Since the value premium was originally outlined by Eugene Fama and Kenneth French in the early 1990s, has it declined or disappeared in the U.S. stock market?
The renowned economists have released a new paper examining the value premium’s performance between July 1963 and June 2019. They decided to revisit the topic because the value premium has been low for a while, says Fama, the Robert R. McCormick distinguished service professor of finance at the University of Chicago’s Booth School of Business. “We wanted to see what that meant.”
The paper confirms that value premiums, which are value portfolio returns in excess of market portfolio returns, have been, on average, much lower in the past 28 years, compared to the period of 1963 to 1991.
In particular, the average premium for big value dropped from 0.36 per cent per month from 1963 to 1991 to 0.05 per cent for the period between 1991 and 2019. In addition, the small value average premium decreased from 0.58 per cent to 0.33 per cent.
The results weren’t surprising, says Fama. “We were surprised that it extended back as far as it did — that period of low returns — but otherwise not.”
However, the paper doesn’t suggest these comparisons mean the value premium has disappeared. Instead, high volatility in monthly premiums cloud inferences about whether the declines in average premiums reflect changes in expected premiums. “You can’t tell whether the value premium has gone away or not,” says Fama. “You can’t tell even whether it’s changed because of the statistical uncertainty associated with the returns.”

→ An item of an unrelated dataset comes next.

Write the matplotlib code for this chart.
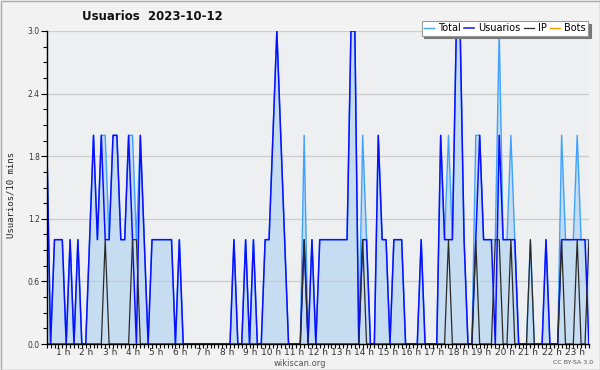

While the average value premiums are lower in the second half of the timeframe, U.S. value stocks produced higher average returns than the market portfolio of all listed U.S. stocks across the entire period. “In this situation, the full sample arguably provides the best evidence on long-term expected premiums,” the paper said. “The lower average premiums of the second half lean against the strong average premiums of the first, but full-period average value premiums provide statistically reliable evidence of positive expected premiums.”